Le grand rabbin de France, Haïm Korsia, inlassable artisan de la fraternité entre juifs et chrétiens, cultive avec la cathédrale une émotion particulière.
Grand rabbin de France, Haïm Korsia sera présent, ce samedi 7 décembre, dans la cathédrale Notre-Dame de Paris pour célébrer la réouverture de l’édifice après cinq ans de travaux. Très investi sur la question de la fraternité entre juifs et chrétiens, il cultive une émotion particulière à l’idée de retourner dans cette cathédrale qui renaît littéralement de ses cendres. Il en fait part aux lecteurs du Point.
Le Point : Qu’est-ce qu’évoque pour vous Notre-Dame de Paris ?
Haïm Korsia : Notre-Dame, c’est une part essentielle du patrimoine de l’humanité. Ce n’est pas la cathédrale des Parisiens ou des Français, mais celle du monde entier. Notre-Dame de Paris est le lieu emblématique de l’émergence d’une espérance pour l’humanité. L’art gothique, c’est l’art d’envoyer les prières des hommes vers les cieux. La mobilisation mondiale qui a eu lieu après l’incendie de Notre-Dame pour sa reconstruction fait écho au verset d’Isaïe, au chapitre 57 : « Car ma maison sera une maison de prière pour tous les peuples. »
Que retenez-vous dans l’histoire de Notre-Dame ?
Notre-Dame, c’est bien entendu l’action de grâce après la libération de Paris. Mais c’est aussi pour moi la cérémonie du 4 juin 2009, où nous étions réunis pour rendre hommage aux victimes du vol Rio-Paris : tous les cultes étaient rassemblés dans une même émotion, sans syncrétisme, mais avec une humanité partagée. Notre-Dame, c’est l’histoire de France, et de sa littérature. La cathédrale de Victor Hugo…
Et du cardinal Jean-Marie Lustiger, qui en avait fait un lieu central…

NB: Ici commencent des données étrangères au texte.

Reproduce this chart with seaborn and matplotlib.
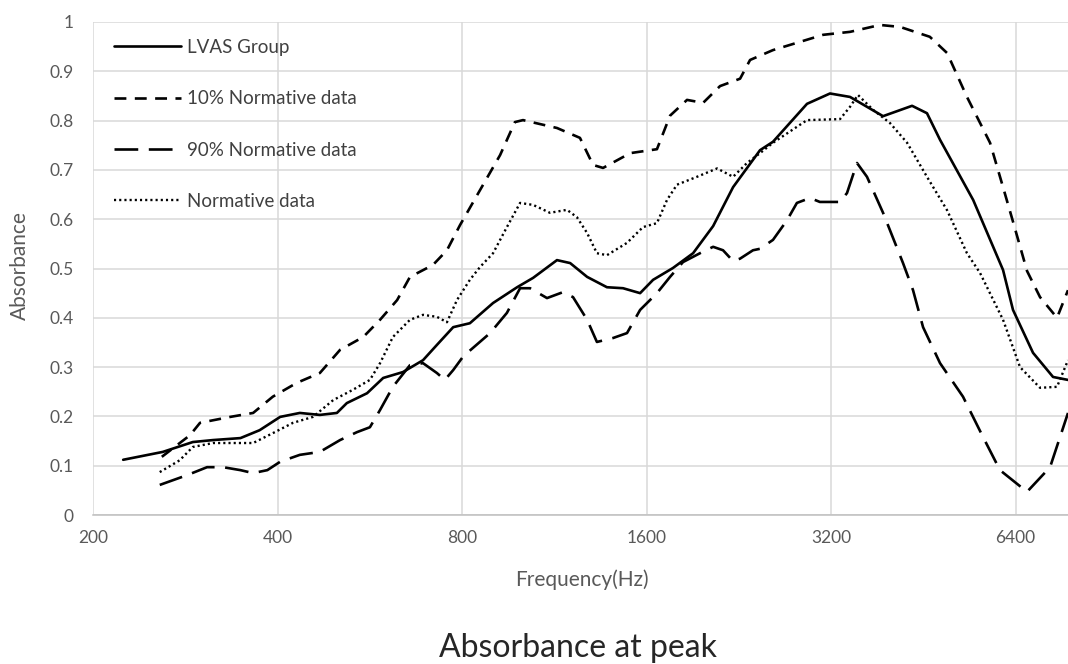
import matplotlib
matplotlib.use("Agg")
import matplotlib.pyplot as plt
import seaborn as sns
import numpy as np

# ---- data ----
lvas_freq = [224, 260, 291, 314, 348, 374, 404, 435, 469, 500, 519, 560, 595, 641, 691, 728,
             774, 824, 899, 984, 1045, 1143, 1201, 1280, 1379, 1465, 1562, 1640, 1767, 1906,
             2055, 2215, 2451, 2573, 2924, 3188, 3437, 3891, 4339, 4589, 4820, 5459, 6107,
             6340, 6835, 7369, 7795]
lvas_abs = [0.112, 0.128, 0.148, 0.152, 0.156, 0.172, 0.199, 0.207, 0.203, 0.207, 0.227, 0.247,
            0.278, 0.290, 0.314, 0.345, 0.381, 0.389, 0.430, 0.462, 0.481, 0.517, 0.511, 0.483,
            0.462, 0.460, 0.450, 0.477, 0.501, 0.531, 0.586, 0.665, 0.740, 0.757, 0.834, 0.855,
            0.848, 0.809, 0.830, 0.815, 0.761, 0.639, 0.497, 0.416, 0.329, 0.280, 0.274]

p10_freq = [259, 288, 299, 335, 365, 393, 430, 469, 506, 552, 588, 627, 658, 717, 756, 794,
            856, 923, 976, 1006, 1143, 1246, 1309, 1359, 1505, 1664, 1748, 1863, 1979, 2109,
            2274, 2361, 2573, 3106, 3437, 3847, 4149, 4638, 4950, 5333, 5816, 6107, 6340,
            6683, 7017, 7480, 7795]
p10_abs = [0.118, 0.162, 0.187, 0.199, 0.207, 0.240, 0.268, 0.288, 0.335, 0.361, 0.396, 0.436,
           0.483, 0.507, 0.537, 0.588, 0.659, 0.730, 0.797, 0.801, 0.785, 0.765, 0.710, 0.704,
           0.734, 0.742, 0.810, 0.842, 0.836, 0.870, 0.885, 0.923, 0.943, 0.974, 0.980, 0.994,
           0.990, 0.970, 0.937, 0.848, 0.755, 0.665, 0.595, 0.495, 0.442, 0.400, 0.456]

p90_freq = [257, 285, 307, 326, 348, 365, 385, 404, 435, 469, 506, 539, 566, 588, 617, 658,
            691, 728, 750, 774, 804, 889, 947, 995, 1033, 1101, 1169, 1214, 1280, 1328, 1411,
            1487, 1562, 1664, 1748, 1835, 1956, 2055, 2133, 2215, 2274, 2387, 2451, 2573,
            2713, 2815, 2957, 3069, 3310, 3398, 3528, 3663, 3891, 4194, 4355, 4522, 4820,
            5254, 5666, 6037, 6683, 7287, 7795]
p90_abs = [0.061, 0.081, 0.097, 0.097, 0.091, 0.085, 0.091, 0.108, 0.122, 0.128, 0.152, 0.168,
           0.178, 0.213, 0.260, 0.304, 0.308, 0.288, 0.274, 0.294, 0.322, 0.369, 0.410, 0.460,
           0.460, 0.440, 0.452, 0.442, 0.396, 0.351, 0.359, 0.369, 0.416, 0.450, 0.483, 0.513,
           0.531, 0.544, 0.537, 0.515, 0.520, 0.537, 0.540, 0.558, 0.598, 0.633, 0.643, 0.635,
           0.635, 0.653, 0.714, 0.686, 0.613, 0.511, 0.456, 0.381, 0.308, 0.240, 0.158, 0.091,
           0.047, 0.097, 0.207]

norm_freq = [257, 277, 291, 314, 348, 365, 393, 424, 457, 493, 531, 566, 588, 617, 658, 691,
             728, 756, 785, 824, 856, 899, 947, 995, 1045, 1113, 1187, 1232, 1280, 1328, 1379,
             1487, 1579, 1664, 1728, 1794, 1934, 2086, 2215, 2334, 2451, 2573, 2924, 3310,
             3437, 3541, 3747, 3994, 4259, 4589, 4950, 5333, 5601, 6107, 6509, 7017, 7480, 7795]
norm_abs = [0.087, 0.111, 0.138, 0.146, 0.146, 0.146, 0.166, 0.187, 0.199, 0.233, 0.254, 0.274,
            0.308, 0.361, 0.396, 0.406, 0.402, 0.391, 0.436, 0.477, 0.503, 0.531, 0.584, 0.633,
            0.629, 0.613, 0.619, 0.604, 0.572, 0.531, 0.527, 0.552, 0.584, 0.592, 0.639, 0.670,
            0.686, 0.703, 0.686, 0.714, 0.734, 0.755, 0.801, 0.803, 0.828, 0.852, 0.822, 0.795,
            0.755, 0.686, 0.618, 0.531, 0.491, 0.396, 0.300, 0.258, 0.260, 0.314]

x_ticks = [200, 400, 800, 1600, 3200, 6400]
y_ticks = [0, 0.1, 0.2, 0.3, 0.4, 0.5, 0.6, 0.7, 0.8, 0.9, 1]
y_tick_labels = ["0", "0.1", "0.2", "0.3", "0.4", "0.5", "0.6", "0.7", "0.8", "0.9", "1"]

# ---- style ----
sns.set_theme(style="whitegrid")
plt.rcParams['font.family'] = ['Lato', 'DejaVu Sans']

W, H = 1068, 664
fig = plt.figure(figsize=(W / 100, H / 100), dpi=100)
ax = fig.add_axes([93 / W, 1 - 515 / H, 1 - 93 / W, (515 - 22) / H])

lw = 1.9
sns.lineplot(x=lvas_freq, y=lvas_abs, ax=ax, color="black", linewidth=lw,
             label="LVAS Group", linestyle="-")
sns.lineplot(x=p10_freq, y=p10_abs, ax=ax, color="black", linewidth=lw,
             label="10% Normative data", linestyle=(0, (4.5, 3.2)))
sns.lineplot(x=p90_freq, y=p90_abs, ax=ax, color="black", linewidth=lw,
             label="90% Normative data", linestyle=(0, (9, 4)))
sns.lineplot(x=norm_freq, y=norm_abs, ax=ax, color="black", linewidth=1.7,
             label="Normative data", linestyle=(0, (0.9, 1.3)))

ax.set_xscale("log", base=2)
ax.set_xlim(200, 7795)
ax.set_ylim(0, 1)
ax.set_xticks(x_ticks)
ax.set_xticklabels([str(t) for t in x_ticks])
ax.minorticks_off()
ax.set_yticks(y_ticks)
ax.set_yticklabels(y_tick_labels)

ax.grid(True, color="#d9d9d9", linewidth=1.1)
ax.set_facecolor("white")
for s in ["top", "right", "left"]:
    ax.spines[s].set_visible(False)
ax.spines["bottom"].set_color("#bfbfbf")
ax.spines["bottom"].set_linewidth(1.1)

ax.tick_params(axis="both", length=0, labelsize=12.5, labelcolor="#595959")
ax.tick_params(axis="x", pad=11)
ax.tick_params(axis="y", pad=14)

ax.set_xlabel("")
ax.set_ylabel("")
fig.text(582 / W, 1 - 580 / H, "Frequency(Hz)", ha="center", va="center",
         fontsize=15, color="#595959")
fig.text(20 / W, 1 - 266 / H, "Absorbance", ha="center", va="center",
         rotation=90, fontsize=15, color="#595959")
fig.text(578 / W, 1 - 648 / H, "Absorbance at peak", ha="center", va="center",
         fontsize=23, color="#262626")

leg = ax.legend(loc="upper left", bbox_to_anchor=(97 / W, 1 - 22 / H),
                bbox_transform=fig.transFigure, frameon=False, fontsize=13.5,
                handlelength=3.6, handletextpad=0.3, labelspacing=1.83)
for t in leg.get_texts():
    t.set_color("#404040")

fig.savefig("out.png", dpi=100)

Comme tous les archevêques de Paris. Mais Jean-Marie Lustiger, en dédoublant avec son grand projet du collège des Bernardins, a donné encore plus de rayonnement à la cathédrale.
Peut-on dire que Notre-Dame est l’église de la nation, du rassemblement ?
Le culte catholique en est l’affectataire. Mais, comme toutes les cathédrales, elle est factuellement la propriété de l’État. Notre-Dame appartient à tous les Français. D’ailleurs, d’une manière symbolique, le kilométrage de nos routes démarre sur son parvis. L’émotion suscitée par son incendie et sa reconstruction dit aussi quelque chose d’un appel à la transcendance que ressent notre société.
Quand Paris a été libérée des nazis, le peuple a voulu se rassembler d’abord sous l’Arc de Triomphe, sur la tombe du soldat inconnu, puis, après avoir descendu les Champs-Élysées, il s’est rendu à la cathédrale de Notre-Dame de Paris. Comme s’il s’agissait d’établir un pont humain entre l’espérance républicaine et l’espérance spirituelle.
Des images circulent sur les réseaux sociaux montrant qu’il resterait des inscriptions antisémites sur la façade de Notre-Dame. Quelle est votre réaction ?
N’exagérons rien. Tous les rois d’Israël sont représentés sur la façade de Notre-Dame. Il y a, il est vrai, deux statues, l’une représentant l’Église dominante et rayonnante, l’autre, une synagogue avec les yeux bandés, la couronne de travers et le sceptre brisé. On retrouve cette vision sur d’autres monuments, par exemple sur la cathédrale de Strasbourg. C’est pourquoi nous développons avec l’archevêque de la ville le projet d’une œuvre artistique du peintre Garouste, qui incarne la nouvelle donne entre juifs et chrétiens, une donne de fraternité depuis la déclaration Nostra ætate de 1965.
Je n’ai jamais voulu briser le symbole du passé. Je ne suis pas dans la cancel culture. Il faut rappeler l’historicité de nos relations pour montrer le chemin parcouru jusqu’à aujourd’hui, où nous clamons ensemble, juifs et chrétiens, notre fraternité. Après l’effervescence de la réouverture de Notre-Dame, je ne désespère pas de pouvoir proposer ce projet à Paris. Le poids symbolique en serait plus important encore.